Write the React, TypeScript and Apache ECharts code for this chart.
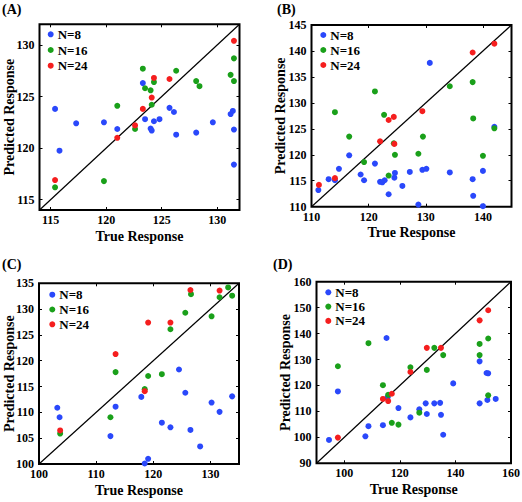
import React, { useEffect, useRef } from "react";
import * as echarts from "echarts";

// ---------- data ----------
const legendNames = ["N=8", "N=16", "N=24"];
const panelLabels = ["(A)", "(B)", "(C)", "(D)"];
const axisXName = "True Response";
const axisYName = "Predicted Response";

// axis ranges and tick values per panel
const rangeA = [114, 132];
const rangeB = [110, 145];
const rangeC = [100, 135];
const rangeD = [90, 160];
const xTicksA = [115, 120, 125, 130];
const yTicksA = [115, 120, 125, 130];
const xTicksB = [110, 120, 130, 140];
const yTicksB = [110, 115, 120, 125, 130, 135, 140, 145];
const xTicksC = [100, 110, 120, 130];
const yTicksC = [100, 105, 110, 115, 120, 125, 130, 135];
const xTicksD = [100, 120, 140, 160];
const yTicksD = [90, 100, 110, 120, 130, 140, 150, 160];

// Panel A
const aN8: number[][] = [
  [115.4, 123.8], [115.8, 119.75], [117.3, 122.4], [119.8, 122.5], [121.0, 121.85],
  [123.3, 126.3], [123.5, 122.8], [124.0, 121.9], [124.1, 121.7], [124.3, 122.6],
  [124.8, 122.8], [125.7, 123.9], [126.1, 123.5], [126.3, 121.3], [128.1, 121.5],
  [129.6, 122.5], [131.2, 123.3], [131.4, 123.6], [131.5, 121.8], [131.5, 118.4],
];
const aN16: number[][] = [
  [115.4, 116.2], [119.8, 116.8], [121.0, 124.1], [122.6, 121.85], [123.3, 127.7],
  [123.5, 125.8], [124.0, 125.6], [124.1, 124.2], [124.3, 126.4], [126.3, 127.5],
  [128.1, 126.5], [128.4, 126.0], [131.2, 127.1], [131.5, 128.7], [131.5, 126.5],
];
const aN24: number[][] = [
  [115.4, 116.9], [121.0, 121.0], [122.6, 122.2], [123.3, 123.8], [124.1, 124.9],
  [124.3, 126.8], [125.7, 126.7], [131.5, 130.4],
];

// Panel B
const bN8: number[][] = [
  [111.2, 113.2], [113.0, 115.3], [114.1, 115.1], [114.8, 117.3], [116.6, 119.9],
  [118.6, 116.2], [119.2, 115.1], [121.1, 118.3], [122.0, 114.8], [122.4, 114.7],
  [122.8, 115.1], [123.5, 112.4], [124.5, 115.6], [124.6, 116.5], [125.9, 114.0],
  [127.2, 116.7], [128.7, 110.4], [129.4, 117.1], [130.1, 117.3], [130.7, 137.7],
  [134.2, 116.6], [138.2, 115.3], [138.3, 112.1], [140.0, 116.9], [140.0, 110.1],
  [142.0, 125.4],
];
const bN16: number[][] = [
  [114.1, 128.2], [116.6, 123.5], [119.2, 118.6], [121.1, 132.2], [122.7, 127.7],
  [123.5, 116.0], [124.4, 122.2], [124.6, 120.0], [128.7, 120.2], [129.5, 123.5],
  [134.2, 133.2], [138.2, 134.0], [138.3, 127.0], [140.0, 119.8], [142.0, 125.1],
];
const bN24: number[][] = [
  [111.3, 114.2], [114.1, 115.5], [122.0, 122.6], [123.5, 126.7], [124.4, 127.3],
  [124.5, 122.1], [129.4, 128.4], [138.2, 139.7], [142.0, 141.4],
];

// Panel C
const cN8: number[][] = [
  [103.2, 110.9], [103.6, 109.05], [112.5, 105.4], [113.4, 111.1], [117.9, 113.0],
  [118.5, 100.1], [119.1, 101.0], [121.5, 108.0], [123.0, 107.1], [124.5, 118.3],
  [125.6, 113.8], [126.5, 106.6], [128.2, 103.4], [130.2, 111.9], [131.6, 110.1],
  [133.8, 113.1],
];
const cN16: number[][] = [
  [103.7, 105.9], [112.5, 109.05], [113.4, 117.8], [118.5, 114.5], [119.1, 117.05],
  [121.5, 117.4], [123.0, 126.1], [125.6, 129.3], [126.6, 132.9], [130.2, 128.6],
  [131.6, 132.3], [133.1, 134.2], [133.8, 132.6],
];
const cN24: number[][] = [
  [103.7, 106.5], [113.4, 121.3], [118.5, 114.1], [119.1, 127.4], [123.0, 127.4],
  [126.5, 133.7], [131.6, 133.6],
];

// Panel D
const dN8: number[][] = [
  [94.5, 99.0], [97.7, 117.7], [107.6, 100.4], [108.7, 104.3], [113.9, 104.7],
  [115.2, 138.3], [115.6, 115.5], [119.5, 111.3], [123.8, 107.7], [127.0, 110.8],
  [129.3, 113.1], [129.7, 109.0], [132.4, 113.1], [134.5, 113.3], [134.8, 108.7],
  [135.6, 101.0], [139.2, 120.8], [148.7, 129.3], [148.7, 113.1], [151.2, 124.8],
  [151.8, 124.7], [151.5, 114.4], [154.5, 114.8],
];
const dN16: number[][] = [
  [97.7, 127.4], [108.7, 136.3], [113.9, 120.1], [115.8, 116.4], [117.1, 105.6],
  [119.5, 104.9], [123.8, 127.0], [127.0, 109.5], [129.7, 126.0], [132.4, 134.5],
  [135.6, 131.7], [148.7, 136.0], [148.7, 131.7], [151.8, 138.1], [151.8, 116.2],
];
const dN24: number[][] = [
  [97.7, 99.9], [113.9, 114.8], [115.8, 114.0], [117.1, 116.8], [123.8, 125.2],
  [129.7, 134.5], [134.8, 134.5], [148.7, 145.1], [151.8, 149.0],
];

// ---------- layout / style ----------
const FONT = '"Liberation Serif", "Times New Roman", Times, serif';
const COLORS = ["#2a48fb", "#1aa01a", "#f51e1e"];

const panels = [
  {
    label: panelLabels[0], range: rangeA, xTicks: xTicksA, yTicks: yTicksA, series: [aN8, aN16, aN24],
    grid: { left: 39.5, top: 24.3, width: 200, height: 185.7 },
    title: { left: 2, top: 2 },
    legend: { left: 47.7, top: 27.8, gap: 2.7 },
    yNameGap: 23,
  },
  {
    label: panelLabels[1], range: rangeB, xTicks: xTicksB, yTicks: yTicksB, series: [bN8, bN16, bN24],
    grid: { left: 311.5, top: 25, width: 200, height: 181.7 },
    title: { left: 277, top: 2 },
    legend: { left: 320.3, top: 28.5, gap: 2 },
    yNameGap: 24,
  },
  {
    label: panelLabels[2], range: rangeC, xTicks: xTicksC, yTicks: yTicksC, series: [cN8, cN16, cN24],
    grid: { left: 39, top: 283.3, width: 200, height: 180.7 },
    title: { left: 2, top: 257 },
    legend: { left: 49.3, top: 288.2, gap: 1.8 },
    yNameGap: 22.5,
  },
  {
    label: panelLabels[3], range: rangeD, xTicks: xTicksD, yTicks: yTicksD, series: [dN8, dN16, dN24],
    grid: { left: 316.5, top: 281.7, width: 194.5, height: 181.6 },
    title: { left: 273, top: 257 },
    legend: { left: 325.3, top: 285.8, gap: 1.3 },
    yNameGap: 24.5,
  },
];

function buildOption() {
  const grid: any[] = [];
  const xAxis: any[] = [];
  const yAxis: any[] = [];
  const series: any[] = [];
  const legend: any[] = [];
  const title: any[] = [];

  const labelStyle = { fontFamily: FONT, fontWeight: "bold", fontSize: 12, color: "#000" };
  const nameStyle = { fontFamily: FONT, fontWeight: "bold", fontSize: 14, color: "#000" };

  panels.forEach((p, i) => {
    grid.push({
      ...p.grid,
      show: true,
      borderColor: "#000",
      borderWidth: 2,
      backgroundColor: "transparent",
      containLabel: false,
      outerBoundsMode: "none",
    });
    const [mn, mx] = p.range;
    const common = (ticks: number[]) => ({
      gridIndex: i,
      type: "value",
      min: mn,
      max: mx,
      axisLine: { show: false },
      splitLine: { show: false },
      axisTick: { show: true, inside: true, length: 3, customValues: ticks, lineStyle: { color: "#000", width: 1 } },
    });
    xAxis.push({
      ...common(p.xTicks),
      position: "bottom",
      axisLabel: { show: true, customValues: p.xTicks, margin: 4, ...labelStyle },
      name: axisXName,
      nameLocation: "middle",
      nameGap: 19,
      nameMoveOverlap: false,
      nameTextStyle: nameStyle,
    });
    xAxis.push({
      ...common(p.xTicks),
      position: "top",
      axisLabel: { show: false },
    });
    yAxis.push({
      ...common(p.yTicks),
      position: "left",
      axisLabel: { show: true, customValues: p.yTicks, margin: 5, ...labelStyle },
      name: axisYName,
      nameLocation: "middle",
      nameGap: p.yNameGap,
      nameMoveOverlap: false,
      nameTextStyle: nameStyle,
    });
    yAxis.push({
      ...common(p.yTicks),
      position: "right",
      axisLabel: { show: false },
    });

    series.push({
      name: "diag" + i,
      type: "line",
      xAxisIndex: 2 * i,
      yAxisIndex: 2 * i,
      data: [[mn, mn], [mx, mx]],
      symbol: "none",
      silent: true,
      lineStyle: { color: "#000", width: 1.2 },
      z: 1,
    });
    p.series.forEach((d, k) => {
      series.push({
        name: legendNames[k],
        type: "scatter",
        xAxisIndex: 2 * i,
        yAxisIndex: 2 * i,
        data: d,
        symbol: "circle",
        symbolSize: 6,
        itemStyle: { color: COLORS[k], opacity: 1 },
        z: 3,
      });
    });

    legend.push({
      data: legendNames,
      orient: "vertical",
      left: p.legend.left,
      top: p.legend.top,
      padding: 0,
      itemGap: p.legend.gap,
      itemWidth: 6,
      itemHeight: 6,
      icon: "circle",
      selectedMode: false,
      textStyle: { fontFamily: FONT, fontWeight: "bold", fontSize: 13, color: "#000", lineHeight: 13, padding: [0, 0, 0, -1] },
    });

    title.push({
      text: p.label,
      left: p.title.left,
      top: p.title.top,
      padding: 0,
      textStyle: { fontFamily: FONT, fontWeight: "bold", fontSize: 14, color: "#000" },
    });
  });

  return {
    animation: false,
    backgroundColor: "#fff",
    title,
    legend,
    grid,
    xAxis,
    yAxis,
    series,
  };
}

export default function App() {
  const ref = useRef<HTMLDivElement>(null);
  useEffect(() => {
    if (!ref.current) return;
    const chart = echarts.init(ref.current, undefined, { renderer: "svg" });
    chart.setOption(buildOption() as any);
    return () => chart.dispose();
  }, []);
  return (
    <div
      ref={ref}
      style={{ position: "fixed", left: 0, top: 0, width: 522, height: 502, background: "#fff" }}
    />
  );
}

---*---

**TO BE DONE**
Write out exactly the lines between the start of the data and the line with "import * as", including both, but none of the pictures.

**SOLUTION TO THE PROBLEM**
Write the React, TypeScript and Apache ECharts code for this chart.
import React, { useEffect, useRef } from "react";
import * as echarts from "echarts";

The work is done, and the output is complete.